The diffusion of minicomputers led to a now-forgotten trifurcation of computer classes in 1969. Redcor Corporation touted its RC 70 as a “midi” class computer, alongside the SDS Sigma 2, HP 2116B, and other fast 16-bit computers, between a “maxi” like UNIVAC’s 1108 and a “mini” like the PDP-8. Similarly, “The Other Computer Company,” Honeywell, introduced its Model 3200 as its “low-priced entry in the medium-range computer field” for the 1970s, and Scientific Control promoted its SCC 5700 as a “midi-computer.” DEC touted its PDP-15 as the Picasso of “medium size computers.”

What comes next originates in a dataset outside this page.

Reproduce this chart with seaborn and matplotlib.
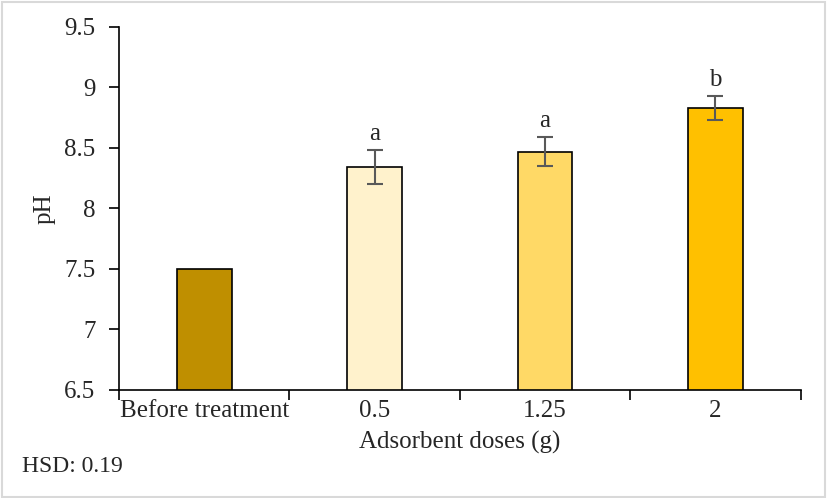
import numpy as np
import pandas as pd
import seaborn as sns
import matplotlib.pyplot as plt
from matplotlib.patches import Rectangle

# data #
doses = ["Before treatment", "0.5", "1.25", "2"]
ph_mean = [7.50, 8.34, 8.47, 8.83]
ph_err = [0.0, 0.14, 0.12, 0.10]
letters = ["", "a", "a", "b"]
bar_colors = ["#BF8F00", "#FFF2CC", "#FFD966", "#FFC000"]

sns.set_style("white")
plt.rcParams['font.family'] = ['Liberation Serif', 'DejaVu Serif']

df = pd.DataFrame({"dose": doses, "ph": ph_mean})

fig = plt.figure(figsize=(8.27, 4.98), dpi=100)
ax = fig.add_axes([0.144, 0.217, 0.824, 0.729])

sns.barplot(data=df, x="dose", y="ph", hue="dose", palette=bar_colors, saturation=1,
            width=0.32, edgecolor="black", linewidth=1.2, legend=False, ax=ax)

xpos = np.arange(len(doses))
for i in range(1, len(doses)):
    ax.errorbar(xpos[i], ph_mean[i], yerr=ph_err[i], color="#595959",
                capsize=6, elinewidth=1.5, capthick=1.5)
    ax.text(xpos[i], ph_mean[i] + ph_err[i] + 0.04, letters[i],
            ha="center", va="bottom", fontsize=18)

ax.set_ylim(6.5, 9.5)
ax.set_xlim(-0.5, len(doses) - 0.5)
ax.set_yticks([6.5, 7, 7.5, 8, 8.5, 9, 9.5])
ax.set_yticklabels(["6.5", "7", "7.5", "8", "8.5", "9", "9.5"])
ax.set_xticks(xpos)
ax.set_xticks(np.arange(-0.5, len(doses)), minor=True)
ax.tick_params(axis="x", which="major", length=0, labelsize=18, pad=7)
ax.tick_params(axis="x", which="minor", length=7, width=1.2, direction="out",
               color="black", bottom=True)
ax.tick_params(axis="y", length=7, width=1.2, direction="out", color="black",
               labelsize=18, left=True, pad=10)

for s in ["top", "right"]:
    ax.spines[s].set_visible(False)
for s in ["left", "bottom"]:
    ax.spines[s].set_color("black")
    ax.spines[s].set_linewidth(1.2)

ax.set_xlabel("Adsorbent doses (g)", fontsize=18, labelpad=7)
ax.set_ylabel("pH", fontsize=18, labelpad=6)

fig.text(22 / 827, 1 - 466 / 498, "HSD: 0.19", fontsize=17, va="center")
fig.patches.append(Rectangle((0.002, 0.003), 0.995, 0.993, transform=fig.transFigure,
                             fill=False, edgecolor="#D9D9D9", linewidth=1.5))

fig.savefig("out.png", dpi=100)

Better known is the complication occasioned by the adoption of microprocessors as the basis for desktop computers. General purpose computers no longer required a 19-inch rack. The Homebrew Computer Club’s newsletter reported on Sonoma County Minicomputer Club meetings in Cotati, California. John Titus’s Mark-8 and the Altair were touted as minicomputers on the covers of Radio-Electronics in July 1974 and Popular Electronics in January 1975, respectively. Titus learned to program in FORTRAN II on an IBM 1620 at Worcester Polytechnic Institute, and used a DEC PDP-8/L at Virginia Tech. He described his device as “a complete minicomputer which may be used for . . . data acquisition, data manipulation and control of experiments.”
The name didn’t stick to what people were also calling micro, home and personal computers. Instead, as these proliferated and surpassed the capabilities of 1960s minis, DEC, IBM, and others scaled up minicomputers’ capacities during their “Silver Age” in the 1980s. By century’s end, however, only IBM and Hewlett Packard continued to offer minicomputers, as servers for work stations. In the 2000s, Microsoft, OQO, and Paul Allen explored what Wired called the “Return of the Minicomputer”—“Mini-PCs” or netbooks. In the other new computer class, a smartphone adopter likened it in 2009 to “walking around with a minicomputer in my pocket.” Now that we’re back where we started, however, minicomputer purists can take some solace that Next Thing’s new $9 CHIP is not a mini but a “micro-computer.”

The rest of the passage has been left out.